Once armed with this information, the general public went about enforcing it. As Lizabeth Cohen documents in A Consumer’s Republic (2003), labor unions cited the importance of maintaining high demand through widely distributed purchasing power to justify their calls for higher wages. As George Meany, secretary-treasurer of the AFL, put it in 1944, “we have the machinery to build all of the automobiles, all of the radios, washing machines and such things; we have the workers to build all of the houses that we could possibly use. But we will not make those things unless there is purchasing power available to buy them.”
Across the negotiating table, business executives also acknowledged the need for mass consumer purchasing power. During the final years of World War II, the head of research for the magazine publisher McFadden told his audience of advertisers, “As every manufacturer knows . . . there can be no high levels of production and employment unless the products of industry are bought by the workers.” Henry Ford used the same logic when he decided to pay his workers enough to buy the cars they made. Keeping wages low is penny wise, pound foolish.
Demand-side growth also had bipartisan support. President Harry Truman, a Democrat, made it a cornerstone of his economic policy and appointed pro-growth economist Leon Keyserling to lead the newly created Council of Economic Advisers. Ten years later, President Dwight Eisenhower, a Republican, supported the expansion of benefits for seniors as a means of boosting demand and getting the country out of the 1958 recession.
This era is commonly remembered as the Golden Age of Capitalism, and for good reason: the results of this consensus on demand-driven growth are hard to dispute. Productive capacity and living standards grew in lockstep for twenty-five years, at rates never yet equaled. This equitably distributed growth meant that children who lived through this era had a greater than 80 percent chance of outearning their parents as adults. Among today’s young adults, the rate is just 50 percent.
What happened? Keynesian economics fell out of favor for a variety of reasons, from reluctant business executives who didn’t want to lose leverage over their employees to classical laissez-faire economists in the 1970s who used the stagflation crisis to reassert the Victorian belief that government should not intervene in markets. This was the state of mainstream economics in 2007 when the Great Recession hit. That crisis brought about a “Return of Keynes” just in time to keep the economy from fully collapsing, and in 2008, even Robert Lucas—the developer of the rational expectations hypothesis that did much to undo Keynesianism—admitted that “everyone is a Keynesian in a foxhole.”
Just as Keynes’s star is rising once again among academics, Bowles’s example of communicating the Keynesian vision in terms that people can understand—and care about—is starting to catch on in economics education. At Washington University in St. Louis, Steven Fazzari has developed an introduction to “Muddy Water” macroeconomics, explaining Keynes’s theories—and those of his critics—in accessible language. At Harvard, Raj Chetty is teaching an economics based on empirical data, rather than parsimonious models. And most promising of all, a group of economists—which includes none other than Samuel Bowles, Chester Bowles’s son—has created the CORE Econ project, an attempt to totally reinvent introductory economics, starting with the textbook itself. Where standard introductory economics textbooks cost
upward of a hundred dollars a copy (the Harvard economist N. Gregory Mankiw, author of the widely used textbook Principles of Economics, has made as much as $42 million in royalties since the first edition was released in 1997), CORE’s The Economy is available online for free. And where standard courses often begin with an abstract discussion of supply and demand, CORE is grounded in directly addressing contemporary challenges: income inequality is the subject of its textbook’s first chapter.

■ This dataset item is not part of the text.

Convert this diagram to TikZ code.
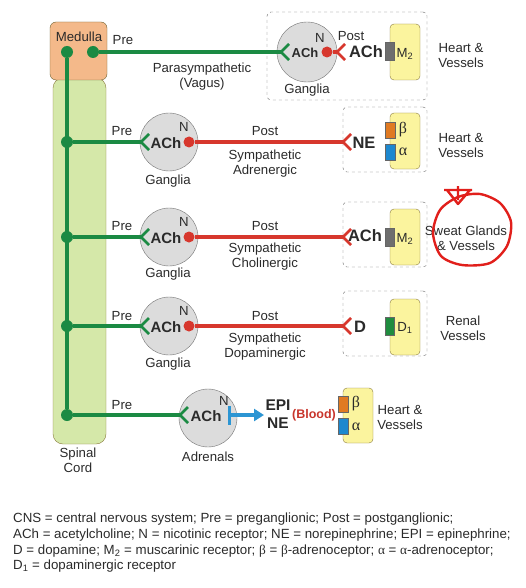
\documentclass[tikz,border=0pt]{standalone}
\usepackage{fontspec}
\setmainfont{Liberation Sans}
\newfontfamily\grk{Liberation Serif}
\usepackage{tikz}
\usetikzlibrary{arrows.meta,positioning}
\definecolor{ink}{HTML}{2A2A2A}
\definecolor{nerve}{HTML}{1B8A43}
\definecolor{postc}{HTML}{D7372D}
\definecolor{epic}{HTML}{2C95D3}
\definecolor{gangfill}{HTML}{DCDCDC}
\definecolor{cordfill}{HTML}{D5E8A9}
\definecolor{medfill}{HTML}{F4B98A}
\definecolor{organ}{HTML}{FBF49E}
\definecolor{organline}{HTML}{8A7B3E}
\definecolor{mtwo}{HTML}{6E6E6E}
\definecolor{betac}{HTML}{E07A22}
\definecolor{alphac}{HTML}{1D88CF}
\definecolor{donec}{HTML}{1F8C3F}
\definecolor{bloodc}{HTML}{C8352C}
\definecolor{scrib}{HTML}{E11F1B}
\tikzset{pics/fork/.style={code={\draw[line width=2.8pt] (8,-8) -- (0,0) -- (8,8);}}}

\begin{document}
\begin{tikzpicture}[x=1pt,y=-1pt,
  every node/.style={font=\fontsize{13.2}{15}\selectfont,text=ink,inner sep=0pt},
  lbl/.style={align=center},
  dot/.style={circle,fill=nerve,minimum size=12pt},
  rdot/.style={circle,fill=postc,minimum size=11pt},
  gang/.style={circle,draw=black!55,fill=gangfill,minimum size=58pt},
  organbox/.style={draw=organline,fill=organ,rounded corners=4pt,minimum width=30pt,minimum height=56pt},
  target/.style={draw=black!60,dashed,rounded corners=4pt},
  rcpt/.style={draw=black!60,minimum width=9.5pt,minimum height=18pt},
  nerveline/.style={nerve,line width=3.2pt},
  postline/.style={postc,line width=3.2pt},
  achsm/.style={font=\fontsize{15}{17}\selectfont\bfseries},
  achbig/.style={font=\fontsize{16.5}{18}\selectfont\bfseries}
]
\useasboundingbox (0,0) rectangle (526,588);

% spinal cord and medulla
\node[draw=organline,fill=cordfill,rounded corners=10pt,minimum width=53pt,minimum height=366pt] (cord) at (79.5,261) {};
\node[draw=organline!80!black,fill=medfill,rounded corners=6pt,minimum width=57pt,minimum height=58pt] (med) at (78.5,51) {};
\node (medtx) at (79,37) {Medulla};
\node[lbl] (cordtx) at (78,460) {Spinal\\Cord};

\node[dot] (md1) at (67,52) {};
\node[dot] (md2) at (93,52) {};
\node[dot] (b1) at (67,142) {};
\node[dot] (b2) at (67,237) {};
\node[dot] (b3) at (67,326) {};
\node[dot] (b4) at (67,415) {};
\draw[nerveline] (md1) -- (b4);

% target boxes
\node[target,minimum width=160pt,minimum height=88pt] (t0) at (347,56) {};
\node[target,minimum width=84pt,minimum height=65pt] (t1) at (385,139.5) {};
\node[target,minimum width=84pt,minimum height=65pt] (t2) at (385,234.5) {};
\node[target,minimum width=84pt,minimum height=65pt] (t3) at (385,323.5) {};

% parasympathetic (vagus)
\node[gang,minimum size=60pt] (g0) at (307,52) {};
\coordinate (f0) at (281,52);
\draw[nerveline] (md2) -- (f0);
\pic[nerve] at (f0) {fork};
\node[font=\fontsize{13}{15}\selectfont\bfseries] (ach0) at (305,53) {ACh};
\node (n0) at (320,38) {N};
\node[rdot] (rd0) at (327,52) {};
\coordinate (rf0) at (337,52);
\draw[postline] (rd0) -- (rf0);
\pic[postc] at (rf0) {fork};
\node (post0) at (351,36) {Post};
\node[achbig] (rx0) at (366,52) {ACh};
\node[organbox] (o0) at (405,52) {};
\node[rcpt,fill=mtwo] (m0) at (389.5,51.5) {};
\node (m0tx) at (405,54) {M\textsubscript{2}};
\node (pre0) at (123,40) {Pre};
\node[lbl] (para) at (202,77) {Parasympathetic\\(Vagus)};
\node (gl0) at (307,90) {Ganglia};
\node[lbl] (org0) at (461,55) {Heart \&\\Vessels};

% sympathetic adrenergic
\node[gang] (g1) at (169,142) {};
\coordinate (f1) at (141,142);
\draw[nerveline] (b1) -- (f1);
\pic[nerve] at (f1) {fork};
\node[achsm] (ach1) at (166,143) {ACh};
\node (n1) at (184,127) {N};
\node[rdot] (rd1) at (189,142) {};
\coordinate (rf1) at (343,142);
\draw[postline] (rd1) -- (rf1);
\pic[postc] at (rf1) {fork};
\node (pre1) at (122,131) {Pre};
\node (post1) at (265,131) {Post};
\node[lbl] (sy1) at (265,164) {Sympathetic\\Adrenergic};
\node (gl1) at (168,181) {Ganglia};
\node[achbig] (rx1) at (364,143) {NE};
\node[organbox] (o1) at (405,141) {};
\node[rcpt,fill=betac,minimum width=10pt,minimum height=16pt] (be1) at (390,130) {};
\node[rcpt,fill=alphac,minimum width=10pt,minimum height=16pt] (al1) at (390,152) {};
\node[font=\fontsize{16}{18}\grk] (be1tx) at (403,130) {β};
\node[font=\fontsize{16}{18}\grk] (al1tx) at (403,152) {α};
\node[lbl] (org1) at (461,145) {Heart \&\\Vessels};

% sympathetic cholinergic
\node[gang] (g2) at (169,237) {};
\coordinate (f2) at (141,237);
\draw[nerveline] (b2) -- (f2);
\pic[nerve] at (f2) {fork};
\node[achsm] (ach2) at (166,238) {ACh};
\node (n2) at (184,222) {N};
\node[rdot] (rd2) at (189,237) {};
\coordinate (rf2) at (343,237);
\draw[postline] (rd2) -- (rf2);
\pic[postc] at (rf2) {fork};
\node (pre2) at (122,226) {Pre};
\node (post2) at (265,226) {Post};
\node[lbl] (sy2) at (265,257) {Sympathetic\\Cholinergic};
\node (gl2) at (168,274) {Ganglia};
\node[achbig] (rx2) at (365,236) {ACh};
\node[organbox] (o2) at (405,237) {};
\node[rcpt,fill=mtwo] (m2) at (389.5,237) {};
\node (m2tx) at (405,239) {M\textsubscript{2}};
\node[lbl] (org2) at (466,238) {Sweat Glands\\\& Vessels};

% sympathetic dopaminergic
\node[gang] (g3) at (169,326) {};
\coordinate (f3) at (141,326);
\draw[nerveline] (b3) -- (f3);
\pic[nerve] at (f3) {fork};
\node[achsm] (ach3) at (166,327) {ACh};
\node (n3) at (184,311) {N};
\node[rdot] (rd3) at (189,326) {};
\coordinate (rf3) at (343,326);
\draw[postline] (rd3) -- (rf3);
\pic[postc] at (rf3) {fork};
\node (pre3) at (122,316) {Pre};
\node (post3) at (265,316) {Post};
\node[lbl] (sy3) at (265,347) {Sympathetic\\Dopaminergic};
\node (gl3) at (168,364) {Ganglia};
\node[achbig] (rx3) at (360,327) {D};
\node[organbox] (o3) at (405,327) {};
\node[rcpt,fill=donec] (d3) at (389.5,326) {};
\node (d3tx) at (405,328) {D\textsubscript{1}};
\node[lbl] (org3) at (463,328) {Renal\\Vessels};

% adrenals
\node[gang] (ad) at (208,418) {};
\coordinate (f4) at (180,415);
\draw[nerveline] (b4) -- (f4);
\pic[nerve] at (f4) {fork};
\node[achsm] (ach4) at (206,416) {ACh};
\node (n4) at (224,401) {N};
\coordinate (bar) at (229,415);
\coordinate (rel) at (264,415);
\draw[epic,line width=3pt] (229,406) -- (229,425);
\draw[epic,line width=3.2pt,-{Triangle[length=10pt,width=12pt]}] (bar) -- (rel);
\node (pre4) at (122,405) {Pre};
\node (gl4) at (208,457) {Adrenals};
\node[lbl,font=\fontsize{15.5}{17.5}\selectfont\bfseries] (epi) at (278,414) {EPI\\NE};
\node[font=\fontsize{12.5}{14}\selectfont\bfseries,text=bloodc] (blood) at (314,415) {(Blood)};
\node[organbox,minimum height=55pt] (o4) at (358,415.5) {};
\node[rcpt,fill=betac,minimum width=10pt,minimum height=16pt] (be4) at (343,404) {};
\node[rcpt,fill=alphac,minimum width=10pt,minimum height=16pt] (al4) at (343,426) {};
\node[font=\fontsize{16}{18}\grk] (be4tx) at (356,404) {β};
\node[font=\fontsize{16}{18}\grk] (al4tx) at (356,427) {α};
\node[lbl] (org4) at (400,417) {Heart \&\\Vessels};

% hand-drawn mark
\draw[scrib,line width=2.4pt,line join=round] plot[smooth cycle] coordinates {(458,197) (440,210) (433,233) (441,256) (462,265) (490,263) (507,246) (511,222) (500,203) (480,194)};
\draw[scrib,line width=2.4pt,line join=round] (444,190) -- (472,190) (447,190) -- (458,204) -- (470,190) (458,186) -- (458,200);

% legend
\node[anchor=north west,align=left,font=\fontsize{13.3}{15.6}\selectfont] (legend) at (13,513)
  {CNS = central nervous system; Pre = preganglionic; Post = postganglionic;\\
   ACh = acetylcholine; N = nicotinic receptor; NE = norepinephrine; EPI = epinephrine;\\
   D = dopamine; M\textsubscript{2} = muscarinic receptor; {\grk β} = {\grk β}-adrenoceptor; {\grk α} = {\grk α}-adrenoceptor;\\
   D\textsubscript{1} = dopaminergic receptor};
\end{tikzpicture}
\end{document}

Yet while Keynesian thinking is beginning to resurface in the academy, it still has a long way to go in terms of shaping popular and policy discourse. This is true even though Keynesian analysis seems singularly well suited to current troubles. Today we have almost unprecedented levels of income inequality combined with sustained low growth. We are still digging our way out from a massive economic slump whose root and proximate causes have remarkable parallels with those that animated Keynes. All of the ingredients that went into The General Theory and that showed the shortcomings of classical economics are present today as well.
This will be even more true going forward. Consider the case of automation, which many people fear will cause unemployment; Andrew Yang is running a whole presidential campaign on it. But as many have noted, it is not the robots themselves that we have to fear, but the continued decline of worker bargaining power. If incomes can be made to rise alongside automation—whether through higher wages, a shorter work week, or a universal basic income— we don’t have anything to fear from robots. In fact, this is the world that Keynes dreamed of in “Economic Possibilities for Our Grandchildren.” The reason we have come up short is not our technology but our political economy.
Keynesian economics offers the opportunity to connect the two largest economic problems of our time—slow growth and extreme inequality—with a compelling theory that the latter causes the former. After all, large numbers of businesses today are struggling because their core consumers no longer have the money to buy their products. Even wealthy investors are struggling with what the business press calls “capital superabundance.” There is far more money to invest than there are promising investment opportunities, which keeps returns down. At its most fundamental level, this problem is a shortfall of demand: just as in the 1930s, the capital exists to produce far more than we currently do, if only the people who need things had the money to buy them.
To a Keynesian, the way to revive and stabilize economic growth is to increase the purchasing power of low- and middle-income consumers. A Keynesian growth program would thus allow room for some traditionally conservative constituencies to get on board with progressive policies such as child allowances, a job guarantee, and a fifteen dollar minimum wage. Far from being a drain on the economy, these policies are our tickets out of secular stagnation.
Keynesian economics also carries a positive moral message. Unlike the “Greed is good” mantra of the 1980s, Keynesian analysis argues that selfishness leads to ruin and that you should help your neighbor. Bowles makes this point well in Tomorrow Without Fear:
In our modern world, for the first time in history, what makes good morals makes good economics, too. As we organize our economy to provide more and better food for the hungry, the corner grocer and the farmer find their incomes increased… Greater equity in sharing our economic pie costs no one anything. Instead it means a bigger pie for all of us to share and, hence, more pie for every one of us.
While it is dramatic in its ambitions, the Keynesian approach is far from a risk: no other strategy has been tested so thoroughly and with such great success. As Bowles understood, the key is to communicate it.